Tuesday, June 28, 2005

Hollywood and digital piracy ... Last night Kevin Drum took up the digital piracy issue:
As bandwidth increases, DVD technology improves, and software becomes as easy to use as a toaster, every piece of digital content on the planet will be available within minutes. It's possible that the movie industry could survive for a while based on the dwindling band of old farts who like to sit in theaters, but that's about it. Unless a movie has enough cross-promotional potential to make the production worthwhile all by itself, it will be impossible to make any money in the movie industry. Ditto for music.

As on point as Kevin typically is, I think he misses a key distinction here between movie production and movie distribution.

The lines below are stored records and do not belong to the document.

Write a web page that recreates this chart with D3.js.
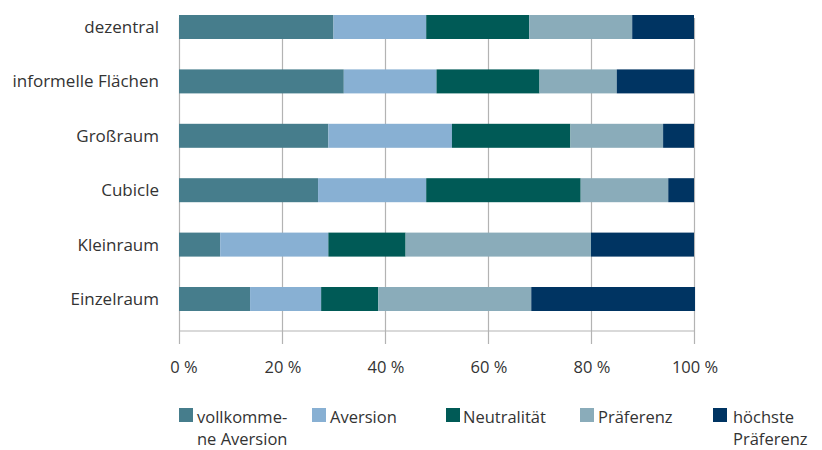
<!DOCTYPE html>
<html><head><meta charset="utf-8">
<script src="https://cdn.jsdelivr.net/npm/d3@7"></script>
<style>body{margin:0;background:#fff}svg{display:block;font-family:"Open Sans",Lato,sans-serif;font-weight:400}</style>
</head><body><svg id="c" width="822" height="450"></svg>
<script>
const categories = ["dezentral","informelle Flächen","Großraum","Cubicle","Kleinraum","Einzelraum"];
const seriesNames = ["vollkommene Aversion","Aversion","Neutralität","Präferenz","höchste Präferenz"];
const legendLabels = [["vollkomme-","ne Aversion"],["Aversion"],["Neutralität"],["Präferenz"],["höchste","Präferenz"]];
const vollkommeneAversion = [30, 32, 29, 27, 8, 13.8];
const aversion            = [18, 18, 24, 21, 21, 13.8];
const neutralitaet        = [20, 20, 23, 30, 15, 11.1];
const praeferenz          = [20, 15, 18, 17, 36, 29.7];
const hoechstePraeferenz  = [12, 15, 6, 5, 20, 31.8];
const tickValues = [0, 20, 40, 60, 80, 100];
const tickLabels = ["0 %","20 %","40 %","60 %","80 %","100 %"];
const colors = ["#467d8c","#88b0d3","#005a56","#8aacba","#003462"];

const svg = d3.select("#c");
const x = d3.scaleLinear().domain([0,100]).range([179,694]);
const y = d3.scalePoint().domain(categories).range([27,299]);
const barH = 24;

const rows = categories.map((c,i)=>({cat:c, vals:[vollkommeneAversion[i],aversion[i],neutralitaet[i],praeferenz[i],hoechstePraeferenz[i]]}));
const keys = seriesNames.map((s,i)=>i);
const stack = d3.stack().keys(keys).value((d,k)=>d.vals[k]);
const stacked = stack(rows);

// gridlines
svg.append("g").selectAll("line").data(tickValues).join("line")
  .attr("x1",d=>x(d)+0.5).attr("x2",d=>x(d)+0.5).attr("y1",18).attr("y2",344)
  .attr("stroke","#b3b3b3").attr("stroke-width",1.2);
// horizontal axis line
svg.append("line").attr("x1",x(0)).attr("x2",x(100)+1).attr("y1",331).attr("y2",331)
  .attr("stroke","#b3b3b3").attr("stroke-width",1.2);

// bars
svg.append("g").selectAll("g").data(stacked).join("g").attr("fill",(d,i)=>colors[i])
  .selectAll("rect").data(d=>d).join("rect")
  .attr("x",d=>x(d[0])).attr("width",d=>x(d[1])-x(d[0]))
  .attr("y",d=>y(d.data.cat)-barH/2).attr("height",barH);

// category labels
svg.append("g").selectAll("text").data(categories).join("text")
  .attr("x",159).attr("y",d=>y(d)).attr("dy","0.35em").attr("text-anchor","end")
  .attr("font-size",17).attr("fill","#333").text(d=>d);

// tick labels
svg.append("g").selectAll("text").data(tickValues).join("text")
  .attr("x",(d,i)=>x(d)+(i===0?5:1)).attr("y",373).attr("text-anchor","middle")
  .attr("font-size",16.5).attr("fill","#333").text((d,i)=>tickLabels[i]);

// legend
const legX = [179,312,446,580,713];
const lg = svg.append("g").selectAll("g").data(seriesNames).join("g")
  .attr("transform",(d,i)=>`translate(${legX[i]},408)`);
lg.append("rect").attr("width",14).attr("height",14).attr("fill",(d,i)=>colors[i]);
lg.each(function(d,i){
  const tx = (i===2?17:(i===4?20:18));
  legendLabels[i].forEach((l,j)=>d3.select(this).append("text")
    .attr("x",tx).attr("y",14.5 + j*22.5)
    .attr("font-size",16.5).attr("fill","#333").text(l));
});
</script></body></html>
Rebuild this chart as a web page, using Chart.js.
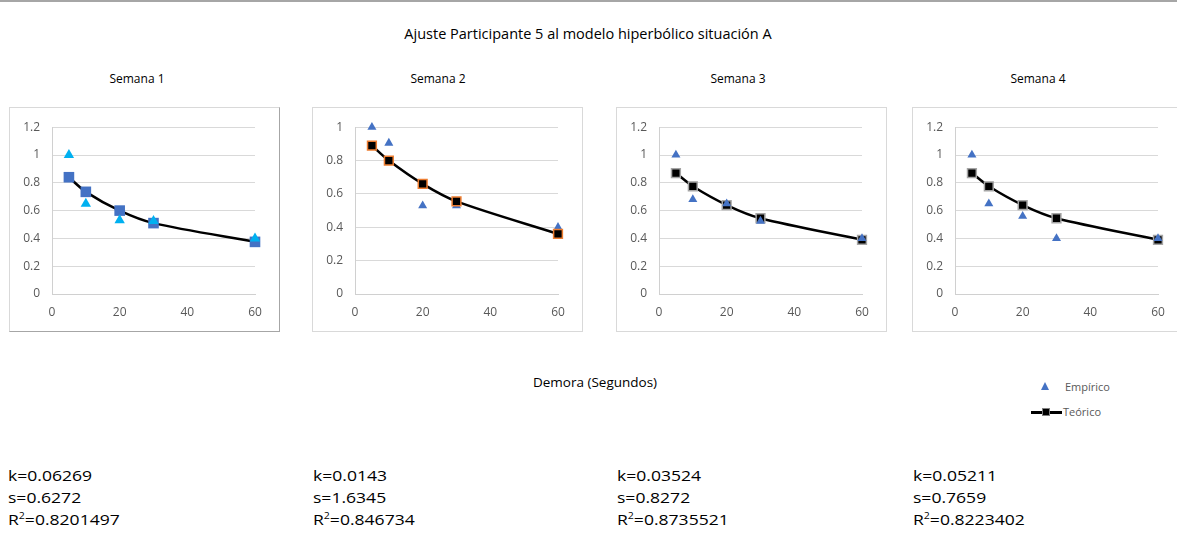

The demand for movie production has always held fairly constant: people enjoy being entertained. That said, there's only so many times you can watch Spiderman before it stops being entertaining. So if no new movies were made for, say, a year, by the end of that year people would be quite willing to dish out cash for new content. How exactly they'd make that payment -- watch ads, buy a dvd 'bond', etc -- is open to debate. But the point is the demand for the production of movies will always be there.

Not so, however, for distribution. Currently an enormous chunk of a movie's full expense is tied up in marketing and distribution costs. I don't know the exact figures off the top of my head, but it's at least half the price of a ticket. What a digital platform is going to do is drive down the price of that half-ticket. As with the music industry, file sharing programs will match producer and consumer directly and largely bypass the traditional distribution points in between.

The people crowing the most about digital piracy are the theatre chains and major studeos, each of whom have significant stakes in the distribution process. But what they're really concerned about is not the piracy per se so much as, again, the platform. They dominate the way films are currently distributed, so this represents a huge potentially huge loss of revenue for them. But the all important fact here is that revenue gained from film distribution does not finance subsequent movies.

So there's no way I'm shedding tears for those guys. They're trying to say Hollywood will disappear when the truth is only they will. Technology is radically altering how their business; they need to deal with it the same as everybody else.